GIVEN REQUEST: Search the records for the word "with" and report each line that has it.

RECORDS PROVIDED:
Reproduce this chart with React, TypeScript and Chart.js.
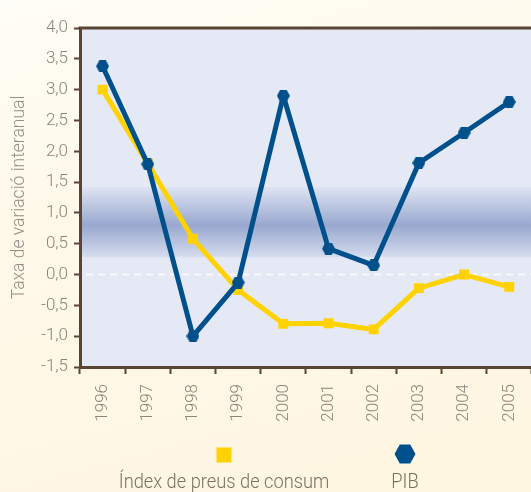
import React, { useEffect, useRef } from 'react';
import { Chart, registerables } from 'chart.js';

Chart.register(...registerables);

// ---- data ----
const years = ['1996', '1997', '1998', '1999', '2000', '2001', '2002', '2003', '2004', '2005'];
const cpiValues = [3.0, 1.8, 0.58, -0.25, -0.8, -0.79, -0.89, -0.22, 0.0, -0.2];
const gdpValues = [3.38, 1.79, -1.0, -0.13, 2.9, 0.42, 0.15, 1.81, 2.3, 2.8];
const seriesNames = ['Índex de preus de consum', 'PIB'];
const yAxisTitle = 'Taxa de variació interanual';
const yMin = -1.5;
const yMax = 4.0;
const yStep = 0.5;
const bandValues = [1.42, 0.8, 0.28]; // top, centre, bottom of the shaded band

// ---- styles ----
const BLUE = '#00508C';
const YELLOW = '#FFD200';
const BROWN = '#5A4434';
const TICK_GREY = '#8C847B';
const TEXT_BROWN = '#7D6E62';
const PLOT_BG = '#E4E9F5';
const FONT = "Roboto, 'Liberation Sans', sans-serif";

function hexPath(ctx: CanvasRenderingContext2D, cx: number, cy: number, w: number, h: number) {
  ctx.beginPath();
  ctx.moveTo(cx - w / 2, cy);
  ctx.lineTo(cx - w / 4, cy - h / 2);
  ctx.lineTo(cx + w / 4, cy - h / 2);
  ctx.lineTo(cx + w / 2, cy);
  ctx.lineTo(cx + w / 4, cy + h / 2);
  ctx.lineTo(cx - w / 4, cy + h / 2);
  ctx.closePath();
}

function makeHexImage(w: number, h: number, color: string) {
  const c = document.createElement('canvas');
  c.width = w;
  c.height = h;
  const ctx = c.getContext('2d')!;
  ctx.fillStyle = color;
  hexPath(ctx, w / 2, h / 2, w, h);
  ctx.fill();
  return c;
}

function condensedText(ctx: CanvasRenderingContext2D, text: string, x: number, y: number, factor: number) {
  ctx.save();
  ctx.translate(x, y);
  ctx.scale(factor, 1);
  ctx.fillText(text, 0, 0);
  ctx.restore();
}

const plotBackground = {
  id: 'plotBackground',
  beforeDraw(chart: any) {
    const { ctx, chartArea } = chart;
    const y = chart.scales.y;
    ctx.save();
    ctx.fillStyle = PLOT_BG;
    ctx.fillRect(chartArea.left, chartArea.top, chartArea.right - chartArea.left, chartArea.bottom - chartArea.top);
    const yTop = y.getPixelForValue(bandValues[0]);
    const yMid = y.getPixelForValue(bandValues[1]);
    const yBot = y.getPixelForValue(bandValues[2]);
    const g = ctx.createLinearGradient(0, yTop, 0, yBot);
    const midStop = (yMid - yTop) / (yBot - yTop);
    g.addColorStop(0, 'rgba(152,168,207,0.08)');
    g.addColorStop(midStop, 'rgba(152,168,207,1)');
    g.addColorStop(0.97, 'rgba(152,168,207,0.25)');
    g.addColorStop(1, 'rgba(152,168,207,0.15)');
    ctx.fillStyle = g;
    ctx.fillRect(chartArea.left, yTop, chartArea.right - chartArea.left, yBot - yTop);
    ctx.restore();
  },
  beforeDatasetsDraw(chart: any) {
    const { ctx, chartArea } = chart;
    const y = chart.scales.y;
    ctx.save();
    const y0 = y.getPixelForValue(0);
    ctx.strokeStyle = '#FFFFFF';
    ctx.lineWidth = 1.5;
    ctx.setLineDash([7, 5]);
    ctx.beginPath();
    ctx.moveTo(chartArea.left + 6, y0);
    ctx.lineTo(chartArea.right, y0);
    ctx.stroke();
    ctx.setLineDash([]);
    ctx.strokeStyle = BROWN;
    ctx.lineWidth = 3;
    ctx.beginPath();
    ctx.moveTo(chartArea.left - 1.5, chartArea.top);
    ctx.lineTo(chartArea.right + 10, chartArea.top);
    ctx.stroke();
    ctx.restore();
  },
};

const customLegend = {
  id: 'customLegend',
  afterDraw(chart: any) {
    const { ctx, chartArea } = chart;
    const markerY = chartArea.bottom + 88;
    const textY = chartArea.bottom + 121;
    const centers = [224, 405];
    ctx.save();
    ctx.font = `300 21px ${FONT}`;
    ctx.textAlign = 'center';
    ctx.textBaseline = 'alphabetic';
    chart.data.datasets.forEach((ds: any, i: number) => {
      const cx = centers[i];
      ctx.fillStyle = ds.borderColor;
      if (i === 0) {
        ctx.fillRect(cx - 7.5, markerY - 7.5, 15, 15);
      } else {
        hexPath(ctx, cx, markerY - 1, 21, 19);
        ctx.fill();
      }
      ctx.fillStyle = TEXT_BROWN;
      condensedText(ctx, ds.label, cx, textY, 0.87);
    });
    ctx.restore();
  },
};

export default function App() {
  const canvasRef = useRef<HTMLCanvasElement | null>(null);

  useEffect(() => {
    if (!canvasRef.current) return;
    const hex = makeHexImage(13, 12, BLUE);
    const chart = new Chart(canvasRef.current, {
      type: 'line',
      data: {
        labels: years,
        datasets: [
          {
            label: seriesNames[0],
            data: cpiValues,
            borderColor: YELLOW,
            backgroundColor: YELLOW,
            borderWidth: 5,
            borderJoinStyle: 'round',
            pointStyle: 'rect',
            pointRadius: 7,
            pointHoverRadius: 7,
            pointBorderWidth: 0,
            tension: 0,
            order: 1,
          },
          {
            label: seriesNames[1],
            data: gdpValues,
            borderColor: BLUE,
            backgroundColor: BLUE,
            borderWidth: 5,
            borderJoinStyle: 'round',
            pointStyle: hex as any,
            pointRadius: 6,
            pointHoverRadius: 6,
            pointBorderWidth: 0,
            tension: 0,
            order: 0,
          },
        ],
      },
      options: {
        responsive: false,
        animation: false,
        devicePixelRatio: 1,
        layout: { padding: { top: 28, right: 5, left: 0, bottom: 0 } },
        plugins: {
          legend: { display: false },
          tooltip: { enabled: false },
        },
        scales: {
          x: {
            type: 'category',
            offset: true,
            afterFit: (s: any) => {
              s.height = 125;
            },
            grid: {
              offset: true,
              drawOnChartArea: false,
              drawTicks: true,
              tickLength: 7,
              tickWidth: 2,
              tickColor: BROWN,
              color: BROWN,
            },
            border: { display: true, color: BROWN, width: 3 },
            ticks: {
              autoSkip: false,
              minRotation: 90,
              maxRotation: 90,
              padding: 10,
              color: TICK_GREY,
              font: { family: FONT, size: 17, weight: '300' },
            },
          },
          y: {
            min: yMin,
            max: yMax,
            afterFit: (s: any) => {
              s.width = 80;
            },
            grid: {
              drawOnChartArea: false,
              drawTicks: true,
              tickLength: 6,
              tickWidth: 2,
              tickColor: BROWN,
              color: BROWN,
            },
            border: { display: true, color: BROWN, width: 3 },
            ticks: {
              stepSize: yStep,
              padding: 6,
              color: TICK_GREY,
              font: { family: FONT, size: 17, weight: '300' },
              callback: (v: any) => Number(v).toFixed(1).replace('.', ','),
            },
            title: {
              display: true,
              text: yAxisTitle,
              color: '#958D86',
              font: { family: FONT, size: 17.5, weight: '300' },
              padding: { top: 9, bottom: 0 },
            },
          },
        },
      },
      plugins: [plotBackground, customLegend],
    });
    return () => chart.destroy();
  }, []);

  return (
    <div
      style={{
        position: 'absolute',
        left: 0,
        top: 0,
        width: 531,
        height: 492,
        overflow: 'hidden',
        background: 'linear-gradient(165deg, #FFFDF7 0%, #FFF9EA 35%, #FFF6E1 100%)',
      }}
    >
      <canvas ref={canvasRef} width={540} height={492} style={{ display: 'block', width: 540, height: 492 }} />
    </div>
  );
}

---

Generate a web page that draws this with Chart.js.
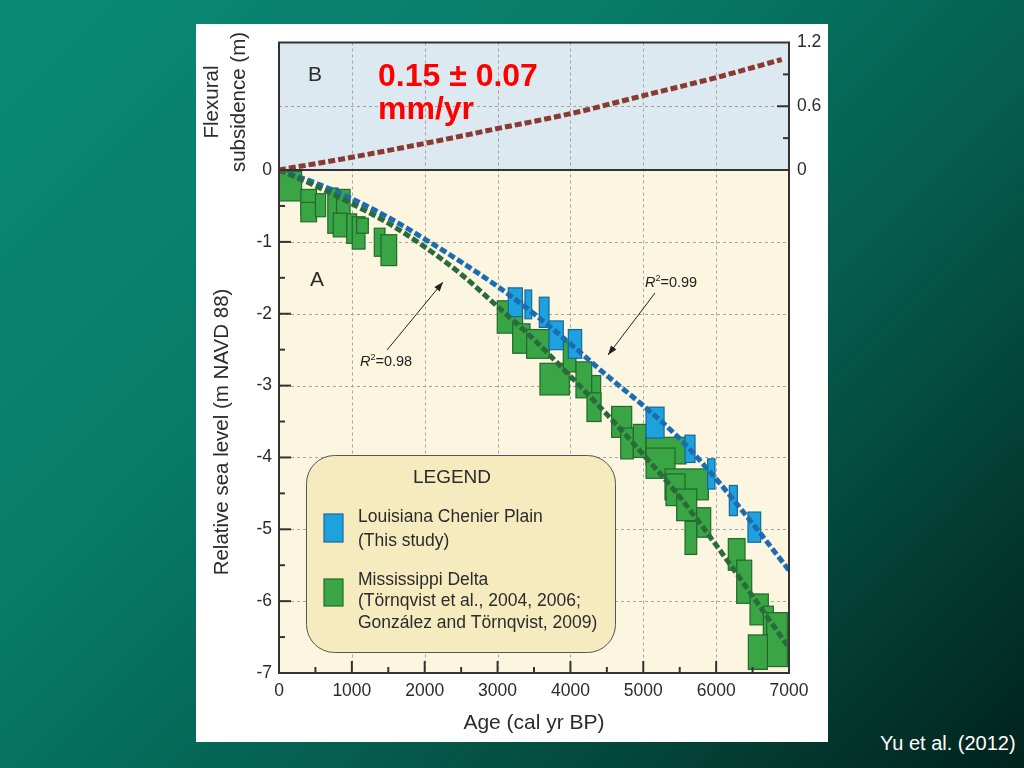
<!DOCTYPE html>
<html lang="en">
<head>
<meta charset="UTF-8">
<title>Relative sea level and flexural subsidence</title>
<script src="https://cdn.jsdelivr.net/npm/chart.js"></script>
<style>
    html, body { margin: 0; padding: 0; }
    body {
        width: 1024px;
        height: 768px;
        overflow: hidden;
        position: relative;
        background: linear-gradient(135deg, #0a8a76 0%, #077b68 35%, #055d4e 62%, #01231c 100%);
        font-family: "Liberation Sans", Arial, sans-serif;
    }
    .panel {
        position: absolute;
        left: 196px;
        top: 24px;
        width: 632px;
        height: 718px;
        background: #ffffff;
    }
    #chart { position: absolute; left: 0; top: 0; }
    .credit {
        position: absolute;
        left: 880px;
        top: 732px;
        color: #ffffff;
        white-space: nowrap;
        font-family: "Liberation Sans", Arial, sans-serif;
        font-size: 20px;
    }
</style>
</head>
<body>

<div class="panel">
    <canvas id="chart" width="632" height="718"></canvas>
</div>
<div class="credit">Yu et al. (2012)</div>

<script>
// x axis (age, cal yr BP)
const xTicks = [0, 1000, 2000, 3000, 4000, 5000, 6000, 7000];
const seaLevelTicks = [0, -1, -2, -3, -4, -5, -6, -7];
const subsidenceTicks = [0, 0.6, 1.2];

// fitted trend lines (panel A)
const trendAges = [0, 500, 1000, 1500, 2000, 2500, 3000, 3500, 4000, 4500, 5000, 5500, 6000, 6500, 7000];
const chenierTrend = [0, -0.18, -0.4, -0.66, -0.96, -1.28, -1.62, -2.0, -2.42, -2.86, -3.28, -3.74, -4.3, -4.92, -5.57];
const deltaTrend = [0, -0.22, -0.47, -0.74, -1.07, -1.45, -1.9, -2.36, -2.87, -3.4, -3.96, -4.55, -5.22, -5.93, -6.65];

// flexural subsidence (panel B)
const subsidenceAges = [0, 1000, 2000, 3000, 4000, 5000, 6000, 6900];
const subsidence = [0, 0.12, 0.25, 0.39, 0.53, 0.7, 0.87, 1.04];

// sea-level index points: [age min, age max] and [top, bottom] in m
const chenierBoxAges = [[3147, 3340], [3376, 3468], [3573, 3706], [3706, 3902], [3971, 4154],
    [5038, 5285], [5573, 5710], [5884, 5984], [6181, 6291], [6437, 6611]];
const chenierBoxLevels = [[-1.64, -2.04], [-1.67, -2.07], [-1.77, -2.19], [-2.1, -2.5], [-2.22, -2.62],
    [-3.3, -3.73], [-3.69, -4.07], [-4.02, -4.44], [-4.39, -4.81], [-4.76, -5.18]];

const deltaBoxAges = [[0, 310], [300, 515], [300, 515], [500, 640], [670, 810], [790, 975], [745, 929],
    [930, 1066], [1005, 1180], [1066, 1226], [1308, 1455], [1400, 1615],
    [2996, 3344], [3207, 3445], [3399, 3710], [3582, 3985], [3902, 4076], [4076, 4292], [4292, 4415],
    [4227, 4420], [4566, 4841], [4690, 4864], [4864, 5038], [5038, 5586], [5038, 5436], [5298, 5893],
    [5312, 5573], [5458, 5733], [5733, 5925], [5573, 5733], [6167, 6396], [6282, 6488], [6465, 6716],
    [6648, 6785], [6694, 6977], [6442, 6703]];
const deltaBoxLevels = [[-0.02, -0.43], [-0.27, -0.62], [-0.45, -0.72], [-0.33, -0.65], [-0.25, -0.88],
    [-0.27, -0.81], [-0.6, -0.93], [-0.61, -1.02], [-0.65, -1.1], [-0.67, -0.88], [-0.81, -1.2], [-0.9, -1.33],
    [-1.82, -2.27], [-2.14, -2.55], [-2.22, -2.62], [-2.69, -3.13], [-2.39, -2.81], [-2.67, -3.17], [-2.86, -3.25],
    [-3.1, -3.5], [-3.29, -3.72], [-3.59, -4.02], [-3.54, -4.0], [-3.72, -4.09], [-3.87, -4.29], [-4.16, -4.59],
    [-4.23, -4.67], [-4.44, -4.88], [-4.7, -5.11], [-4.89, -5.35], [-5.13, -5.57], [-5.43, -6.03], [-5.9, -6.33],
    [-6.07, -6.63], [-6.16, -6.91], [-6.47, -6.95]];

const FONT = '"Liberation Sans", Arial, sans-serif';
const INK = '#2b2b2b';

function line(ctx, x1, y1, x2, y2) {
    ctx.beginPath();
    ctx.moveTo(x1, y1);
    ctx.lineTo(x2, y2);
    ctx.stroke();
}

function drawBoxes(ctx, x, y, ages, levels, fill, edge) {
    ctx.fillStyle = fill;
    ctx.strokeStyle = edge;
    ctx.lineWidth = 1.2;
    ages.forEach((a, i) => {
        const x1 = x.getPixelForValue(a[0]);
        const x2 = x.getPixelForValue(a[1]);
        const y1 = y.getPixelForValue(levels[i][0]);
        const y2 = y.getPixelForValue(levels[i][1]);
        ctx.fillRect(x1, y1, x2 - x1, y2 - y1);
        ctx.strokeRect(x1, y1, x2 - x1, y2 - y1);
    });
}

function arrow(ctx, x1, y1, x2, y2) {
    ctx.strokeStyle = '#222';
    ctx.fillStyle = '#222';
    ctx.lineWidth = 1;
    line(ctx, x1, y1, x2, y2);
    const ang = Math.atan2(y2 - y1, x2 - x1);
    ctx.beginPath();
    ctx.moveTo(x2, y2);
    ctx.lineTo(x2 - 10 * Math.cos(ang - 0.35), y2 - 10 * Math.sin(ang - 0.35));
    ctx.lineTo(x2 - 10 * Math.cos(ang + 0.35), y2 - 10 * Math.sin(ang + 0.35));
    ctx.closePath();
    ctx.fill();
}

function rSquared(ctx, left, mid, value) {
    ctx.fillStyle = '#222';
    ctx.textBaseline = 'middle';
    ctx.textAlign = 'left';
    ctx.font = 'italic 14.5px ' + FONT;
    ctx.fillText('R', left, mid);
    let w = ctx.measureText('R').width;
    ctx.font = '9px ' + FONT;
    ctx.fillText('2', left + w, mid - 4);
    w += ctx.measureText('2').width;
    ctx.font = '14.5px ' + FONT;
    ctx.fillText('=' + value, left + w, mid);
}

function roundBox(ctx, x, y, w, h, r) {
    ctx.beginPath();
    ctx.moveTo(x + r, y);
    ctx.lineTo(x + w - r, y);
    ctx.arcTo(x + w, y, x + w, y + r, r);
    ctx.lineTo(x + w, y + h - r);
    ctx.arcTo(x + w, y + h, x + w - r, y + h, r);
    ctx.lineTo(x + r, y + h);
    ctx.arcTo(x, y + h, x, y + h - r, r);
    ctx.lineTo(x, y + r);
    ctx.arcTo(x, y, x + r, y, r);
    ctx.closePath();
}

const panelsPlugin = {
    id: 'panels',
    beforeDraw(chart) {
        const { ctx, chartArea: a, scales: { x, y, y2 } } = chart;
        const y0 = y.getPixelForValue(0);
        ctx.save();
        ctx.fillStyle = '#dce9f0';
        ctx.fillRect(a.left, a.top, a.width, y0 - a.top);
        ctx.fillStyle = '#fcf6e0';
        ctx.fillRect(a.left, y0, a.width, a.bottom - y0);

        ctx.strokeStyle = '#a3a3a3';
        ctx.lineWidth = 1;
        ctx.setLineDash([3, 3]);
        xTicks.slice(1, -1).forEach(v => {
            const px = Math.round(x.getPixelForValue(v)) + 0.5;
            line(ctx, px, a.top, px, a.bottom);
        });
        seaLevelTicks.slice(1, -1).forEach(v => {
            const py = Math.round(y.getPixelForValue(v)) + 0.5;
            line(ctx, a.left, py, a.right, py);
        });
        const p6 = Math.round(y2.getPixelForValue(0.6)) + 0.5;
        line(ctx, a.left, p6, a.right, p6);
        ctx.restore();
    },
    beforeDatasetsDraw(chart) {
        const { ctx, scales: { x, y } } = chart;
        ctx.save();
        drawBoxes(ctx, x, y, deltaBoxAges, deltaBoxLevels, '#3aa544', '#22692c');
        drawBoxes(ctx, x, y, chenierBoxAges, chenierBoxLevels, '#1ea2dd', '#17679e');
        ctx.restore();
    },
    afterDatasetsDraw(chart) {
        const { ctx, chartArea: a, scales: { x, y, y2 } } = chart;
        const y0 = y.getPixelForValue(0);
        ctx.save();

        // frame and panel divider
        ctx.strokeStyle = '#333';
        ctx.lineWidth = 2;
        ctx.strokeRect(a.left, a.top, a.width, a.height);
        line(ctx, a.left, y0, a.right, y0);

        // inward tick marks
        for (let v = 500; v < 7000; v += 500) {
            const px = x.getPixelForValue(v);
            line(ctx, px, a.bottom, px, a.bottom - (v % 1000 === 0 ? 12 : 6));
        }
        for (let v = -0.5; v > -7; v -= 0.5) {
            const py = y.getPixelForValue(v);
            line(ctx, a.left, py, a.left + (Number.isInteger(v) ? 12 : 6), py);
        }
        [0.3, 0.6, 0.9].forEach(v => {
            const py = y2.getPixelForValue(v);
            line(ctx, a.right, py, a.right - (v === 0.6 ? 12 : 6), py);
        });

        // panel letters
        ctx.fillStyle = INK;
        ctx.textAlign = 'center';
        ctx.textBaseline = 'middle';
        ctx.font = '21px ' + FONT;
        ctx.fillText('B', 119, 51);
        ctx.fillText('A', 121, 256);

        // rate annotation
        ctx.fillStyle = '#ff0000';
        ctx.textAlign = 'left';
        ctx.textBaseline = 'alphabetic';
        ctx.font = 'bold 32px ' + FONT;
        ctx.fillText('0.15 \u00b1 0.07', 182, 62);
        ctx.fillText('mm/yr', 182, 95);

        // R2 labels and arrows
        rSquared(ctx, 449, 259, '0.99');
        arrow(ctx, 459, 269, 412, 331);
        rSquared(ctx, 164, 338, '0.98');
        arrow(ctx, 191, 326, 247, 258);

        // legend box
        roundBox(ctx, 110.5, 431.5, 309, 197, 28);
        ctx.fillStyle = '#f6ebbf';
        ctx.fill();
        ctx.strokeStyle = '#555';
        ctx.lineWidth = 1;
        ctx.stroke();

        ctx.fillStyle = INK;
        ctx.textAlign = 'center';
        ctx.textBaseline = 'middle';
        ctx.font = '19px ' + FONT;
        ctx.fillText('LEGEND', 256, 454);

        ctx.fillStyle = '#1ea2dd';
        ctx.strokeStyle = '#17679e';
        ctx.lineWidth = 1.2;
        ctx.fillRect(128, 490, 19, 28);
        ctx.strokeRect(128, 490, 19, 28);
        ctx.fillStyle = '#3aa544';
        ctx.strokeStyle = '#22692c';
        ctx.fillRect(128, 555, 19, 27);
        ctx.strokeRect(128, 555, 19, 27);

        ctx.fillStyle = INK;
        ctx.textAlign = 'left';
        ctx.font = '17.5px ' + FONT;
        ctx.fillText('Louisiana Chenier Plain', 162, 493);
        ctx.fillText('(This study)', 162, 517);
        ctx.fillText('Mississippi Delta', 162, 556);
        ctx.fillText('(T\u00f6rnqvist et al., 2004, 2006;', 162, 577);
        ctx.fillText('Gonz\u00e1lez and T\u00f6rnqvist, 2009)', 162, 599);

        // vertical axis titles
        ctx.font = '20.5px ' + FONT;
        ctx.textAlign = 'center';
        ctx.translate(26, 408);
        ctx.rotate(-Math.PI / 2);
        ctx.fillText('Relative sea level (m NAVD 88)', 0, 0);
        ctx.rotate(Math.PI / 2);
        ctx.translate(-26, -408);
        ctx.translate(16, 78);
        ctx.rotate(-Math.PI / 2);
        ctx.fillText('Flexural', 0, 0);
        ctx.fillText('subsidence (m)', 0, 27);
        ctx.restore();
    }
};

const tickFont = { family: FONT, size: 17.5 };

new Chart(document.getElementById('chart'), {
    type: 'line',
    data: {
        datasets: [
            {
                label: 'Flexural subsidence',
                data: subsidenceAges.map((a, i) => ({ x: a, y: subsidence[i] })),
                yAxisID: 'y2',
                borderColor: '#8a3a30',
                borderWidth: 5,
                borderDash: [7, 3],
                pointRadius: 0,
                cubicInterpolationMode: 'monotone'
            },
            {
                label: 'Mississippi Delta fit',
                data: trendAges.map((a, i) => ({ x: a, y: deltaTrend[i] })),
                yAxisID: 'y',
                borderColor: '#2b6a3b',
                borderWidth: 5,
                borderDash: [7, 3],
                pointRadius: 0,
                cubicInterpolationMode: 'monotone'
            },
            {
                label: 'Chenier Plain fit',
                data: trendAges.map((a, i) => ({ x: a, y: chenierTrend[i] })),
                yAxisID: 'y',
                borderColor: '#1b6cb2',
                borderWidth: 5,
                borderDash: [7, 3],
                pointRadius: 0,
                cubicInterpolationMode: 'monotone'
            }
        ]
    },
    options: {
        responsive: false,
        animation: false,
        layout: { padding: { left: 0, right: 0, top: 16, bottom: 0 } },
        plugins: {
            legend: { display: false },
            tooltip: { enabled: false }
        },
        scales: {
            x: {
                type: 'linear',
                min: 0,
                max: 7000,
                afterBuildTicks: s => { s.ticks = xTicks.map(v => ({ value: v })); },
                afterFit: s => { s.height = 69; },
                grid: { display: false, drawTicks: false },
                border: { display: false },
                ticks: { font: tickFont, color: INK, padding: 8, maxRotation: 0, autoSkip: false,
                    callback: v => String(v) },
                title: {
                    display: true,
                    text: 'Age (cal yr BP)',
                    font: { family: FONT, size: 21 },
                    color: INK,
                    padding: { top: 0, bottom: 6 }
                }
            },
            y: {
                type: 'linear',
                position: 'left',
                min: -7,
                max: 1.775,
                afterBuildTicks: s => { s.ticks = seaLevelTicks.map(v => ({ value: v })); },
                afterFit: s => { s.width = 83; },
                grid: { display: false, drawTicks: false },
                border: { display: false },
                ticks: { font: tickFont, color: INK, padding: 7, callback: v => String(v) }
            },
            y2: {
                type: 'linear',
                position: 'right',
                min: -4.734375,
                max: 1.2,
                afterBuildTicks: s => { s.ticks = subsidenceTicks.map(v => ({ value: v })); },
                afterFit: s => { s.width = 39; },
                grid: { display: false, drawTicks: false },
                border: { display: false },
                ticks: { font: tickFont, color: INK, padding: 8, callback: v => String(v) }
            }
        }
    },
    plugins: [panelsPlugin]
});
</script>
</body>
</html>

OUTPUT FOR THIS EXERCISE:
Reproduce this chart with React, TypeScript and Chart.js.
Generate a web page that draws this with Chart.js.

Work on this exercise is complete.